— START OF INFORMATION SHOWN —
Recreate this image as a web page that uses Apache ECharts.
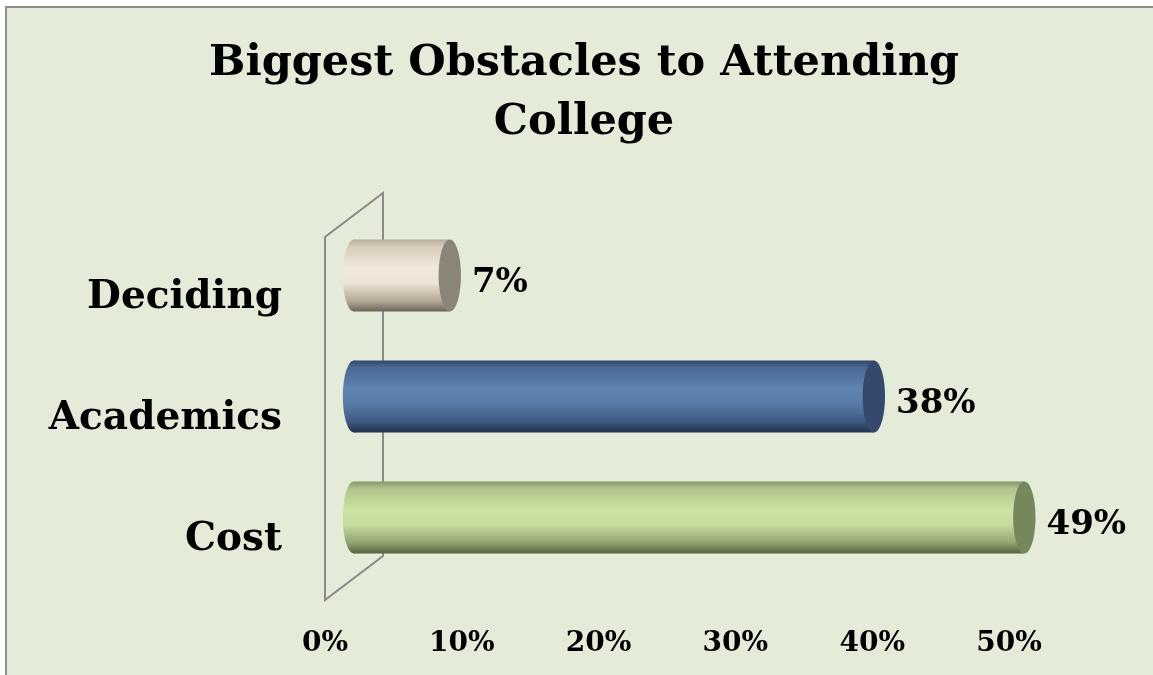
<!DOCTYPE html>
<html>
<head>
<meta charset="utf-8">
<title>Biggest Obstacles to Attending College</title>
<script src="https://cdn.jsdelivr.net/npm/echarts@6/dist/echarts.min.js"></script>
<style>
  html, body { margin: 0; padding: 0; background: #ffffff; }
  #chart { width: 1153px; height: 675px; }
</style>
</head>
<body>
<div id="chart"></div>
<script>
// Categories listed bottom-to-top (category axes grow upward)
const categories = ['Cost', 'Academics', 'Deciding'];
// Share of respondents naming each obstacle, in percent
const values = [49, 38, 7];
// Value axis range and step (percent)
const axisMin = 0;
const axisMax = 50;
const axisStep = 10;

// Cylinder palettes: body gradient stops (top to bottom) and end-cap colour
const bodyStops = [
  ['#879967', '#b0c48c', '#cde2a4', '#c6db9d', '#93a573', '#55633f'],
  ['#30486b', '#4a6a95', '#6083b0', '#5a7ca8', '#3d5981', '#21314a'],
  ['#b8af9e', '#d6ccbb', '#f3e9db', '#eee4d5', '#b3aa99', '#6c665a']
];
const capColors = ['#76875c', '#34496b', '#8b8577'];

const FONT = '"DejaVu Serif", "Liberation Serif", serif';
const chart = echarts.init(document.getElementById('chart'), null, { renderer: 'canvas' });

function gradient(stops) {
  const pos = [0, 0.1, 0.4, 0.6, 0.85, 1];
  return new echarts.graphic.LinearGradient(0, 0, 0, 1,
    stops.map((c, i) => ({ offset: pos[i], color: c })));
}

// Side wall of the 3D plot: front edge on the label plane (grid 1),
// back edge pushed up-right by twice the bar plane's depth offset
function renderWall(params, api) {
  const cs = params.coordSys;
  const dx = 29, dy = 22;
  const fx = cs.x, fTop = cs.y, fBot = cs.y + cs.height;
  const bx = fx + 2 * dx, bTop = fTop - 2 * dy, bBot = fBot - 2 * dy;
  return {
    type: 'polygon',
    shape: { points: [[fx, fBot], [fx, fTop], [bx, bTop], [bx, bBot]] },
    style: { fill: 'none', stroke: '#8a8a8a', lineWidth: 2 },
    silent: true
  };
}

// One cylinder per category: rounded left end, shaded body, flat right cap
function renderCylinder(params, api) {
  const v = api.value(0);
  const ci = api.value(1);
  const p0 = api.coord([axisMin, ci]);
  const p1 = api.coord([v, ci]);
  const band = api.size([0, 1])[1];
  const h = band * 0.595;
  const ry = h / 2;
  const rx = h * 0.155;
  const fill = gradient(bodyStops[ci]);
  return {
    type: 'group',
    children: [
      { type: 'ellipse', shape: { cx: p0[0], cy: p0[1], rx: rx, ry: ry }, style: { fill: fill } },
      { type: 'rect', shape: { x: p0[0], y: p0[1] - ry, width: p1[0] - p0[0], height: h }, style: { fill: fill } },
      { type: 'ellipse', shape: { cx: p1[0], cy: p1[1], rx: rx, ry: ry }, style: { fill: capColors[ci] } },
      {
        type: 'text',
        style: {
          text: v + '%',
          x: p1[0] + rx + 11,
          y: p1[1] + 8,
          align: 'left',
          verticalAlign: 'middle',
          fill: '#000',
          font: 'bold 34px ' + FONT
        }
      }
    ]
  };
}

const option = {
  backgroundColor: '#ffffff',
  animation: false,
  title: {
    text: 'Biggest Obstacles to Attending\nCollege',
    left: 584,
    top: 34,
    padding: 0,
    textAlign: 'center',
    textStyle: {
      fontFamily: FONT,
      fontWeight: 'bold',
      fontSize: 43,
      lineHeight: 59,
      color: '#000'
    }
  },
  graphic: [{
    type: 'rect',
    z: -10,
    shape: { x: 6, y: 7, width: 1170, height: 700 },
    style: { fill: '#e4ebd9', stroke: '#8e8e8e', lineWidth: 2 },
    silent: true
  }],
  grid: [
    { left: 354, top: 215, width: 684, height: 363 },
    { left: 325, top: 237, width: 684, height: 363 }
  ],
  xAxis: [
    { gridIndex: 0, type: 'value', min: axisMin, max: axisMax, interval: axisStep, show: false },
    {
      gridIndex: 1, type: 'value', min: axisMin, max: axisMax, interval: axisStep,
      axisLine: { show: false }, axisTick: { show: false }, splitLine: { show: false },
      axisLabel: {
        formatter: '{value}%', margin: 30, color: '#000',
        fontFamily: FONT, fontWeight: 'bold', fontSize: 28
      }
    }
  ],
  yAxis: [
    { gridIndex: 0, type: 'category', data: categories, show: false },
    {
      gridIndex: 1, type: 'category', data: categories,
      axisLine: { show: false }, axisTick: { show: false }, splitLine: { show: false },
      axisLabel: {
        margin: 43, color: '#000', padding: [14, 0, 0, 0],
        fontFamily: FONT, fontWeight: 'bold', fontSize: 39
      }
    }
  ],
  series: [
    {
      type: 'custom',
      name: 'wall',
      xAxisIndex: 1, yAxisIndex: 1,
      z: 1,
      silent: true,
      renderItem: renderWall,
      data: [[axisMin, 0]]
    },
    {
      type: 'custom',
      name: 'Obstacles',
      xAxisIndex: 0, yAxisIndex: 0,
      z: 2,
      renderItem: renderCylinder,
      encode: { x: 0, y: 1 },
      data: values.map((v, i) => [v, i])
    }
  ]
};

chart.setOption(option);
</script>
</body>
</html>
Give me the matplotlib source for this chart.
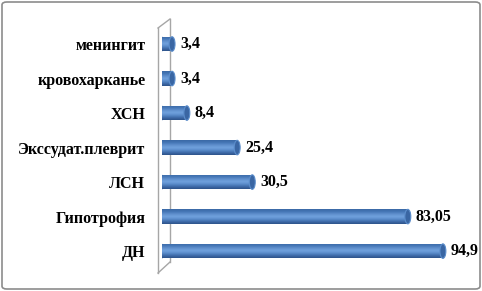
import matplotlib
matplotlib.use("Agg")
import matplotlib.pyplot as plt
import numpy as np
from matplotlib.patches import Ellipse, FancyBboxPatch
from matplotlib.lines import Line2D
from matplotlib.colors import LinearSegmentedColormap

categories = ["ДН", "Гипотрофия", "ЛСН", "Экссудат.плеврит", "ХСН", "кровохарканье", "менингит"]
values = [94.9, 83.05, 30.5, 25.4, 8.4, 3.4, 3.4]
value_labels = ["94,9", "83,05", "30,5", "25,4", "8,4", "3,4", "3,4"]

W, H = 482, 291
fig = plt.figure(figsize=(W / 100, H / 100), dpi=100)
fig.patch.set_facecolor("white")

fig.patches.append(FancyBboxPatch((2 / W, 2 / H), (W - 4) / W, (H - 4) / H,
                                  boxstyle="round,pad=0,rounding_size=0.01",
                                  transform=fig.transFigure, fill=False,
                                  edgecolor="#8c8c8c", linewidth=1.2))

ax = fig.add_axes([162 / W, 1 - 277 / H, 296 / W, (277 - 26.75) / H])
ax.set_xlim(0, 100)
ax.set_ylim(-0.75, 6.5)
for s in ax.spines.values():
    s.set_visible(False)
ax.set_xticks([])
ypos = list(range(len(categories)))
ax.set_yticks(ypos)
ax.set_yticklabels(categories, family="Liberation Serif", fontweight="bold", fontsize=11.5)
ax.tick_params(axis="y", length=0, pad=12)
ax.patch.set_alpha(0)

wall_col = "#a6a6a6"
segs = [((158, 28), (158, 273)), ((170, 19), (170, 262)),
        ((158, 28), (170, 19)), ((158, 273), (170, 262))]
for (x0, y0), (x1, y1) in segs:
    ax.add_line(Line2D([x0 / W, x1 / W], [1 - y0 / H, 1 - y1 / H], transform=fig.transFigure,
                       color=wall_col, lw=1, clip_on=False, zorder=0.5))

bh = 0.42
cap_w = 2.0
cmap = LinearSegmentedColormap.from_list(
    "cyl", ["#2d5289", "#3f6cab", "#5b8dcb", "#72a3de", "#5f8fcc", "#4577b6", "#3a68a5"])
grad = np.linspace(0, 1, 64).reshape(-1, 1)

bars = ax.barh(ypos, values, height=bh, color="#4a7ebb", edgecolor="none", zorder=2)
for bar, y, v, lab in zip(bars, ypos, values, value_labels):
    im = ax.imshow(grad, cmap=cmap, aspect="auto", origin="lower",
                   extent=(0, v, y - bh / 2, y + bh / 2), zorder=2.05, interpolation="bicubic")
    im.set_clip_path(bar)
    ax.add_patch(Ellipse((0, y), cap_w, bh, facecolor="#3f6cab", edgecolor="none", zorder=1.9))
    ax.add_patch(Ellipse((v, y), cap_w, bh, facecolor="#3a66a3", edgecolor="#5b8dcb",
                         linewidth=0.8, zorder=2.2))
    ax.annotate(lab, xy=(v + cap_w / 2, y), xytext=(3.5, 0), textcoords="offset points",
                ha="left", va="center", family="Liberation Serif", fontweight="bold",
                fontsize=11.5, color="black")

ax.set_xlim(0, 100)
ax.set_ylim(-0.75, 6.5)

fig.savefig("out.png", dpi=100)
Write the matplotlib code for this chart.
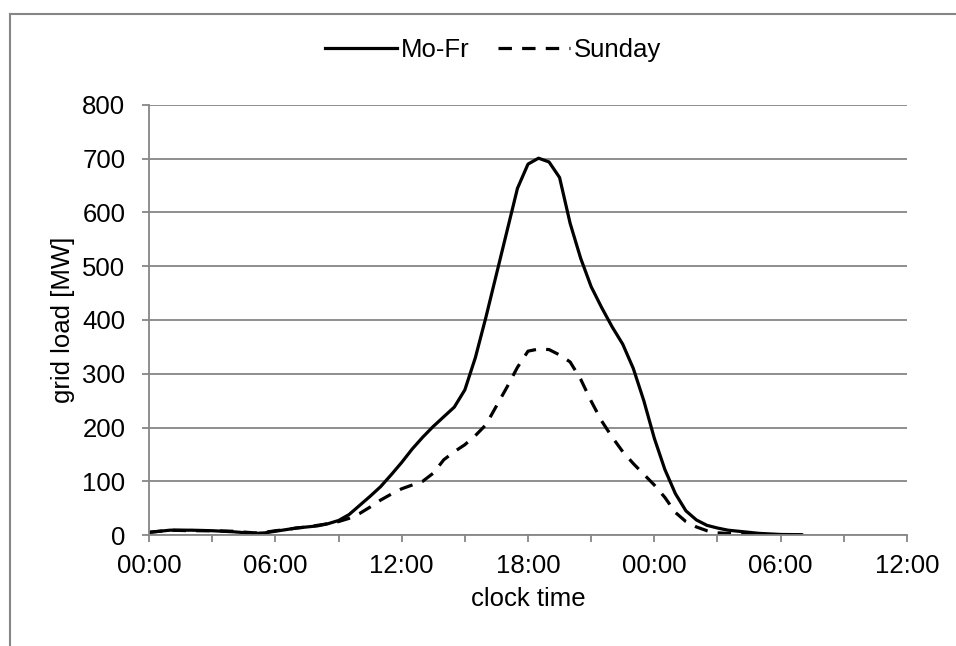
— END OF INFORMATION SHOWN —
[EXERCISE PROMPT]
Print, exactly as written, the lines above from the first one to the one containing "const axisStep = 10;". Leave out pictures.

[RESPONSE TO THIS EXERCISE]
Recreate this image as a web page that uses Apache ECharts.
<!DOCTYPE html>
<html>
<head>
<meta charset="utf-8">
<title>Biggest Obstacles to Attending College</title>
<script src="https://cdn.jsdelivr.net/npm/echarts@6/dist/echarts.min.js"></script>
<style>
  html, body { margin: 0; padding: 0; background: #ffffff; }
  #chart { width: 1153px; height: 675px; }
</style>
</head>
<body>
<div id="chart"></div>
<script>
// Categories listed bottom-to-top (category axes grow upward)
const categories = ['Cost', 'Academics', 'Deciding'];
// Share of respondents naming each obstacle, in percent
const values = [49, 38, 7];
// Value axis range and step (percent)
const axisMin = 0;
const axisMax = 50;
const axisStep = 10;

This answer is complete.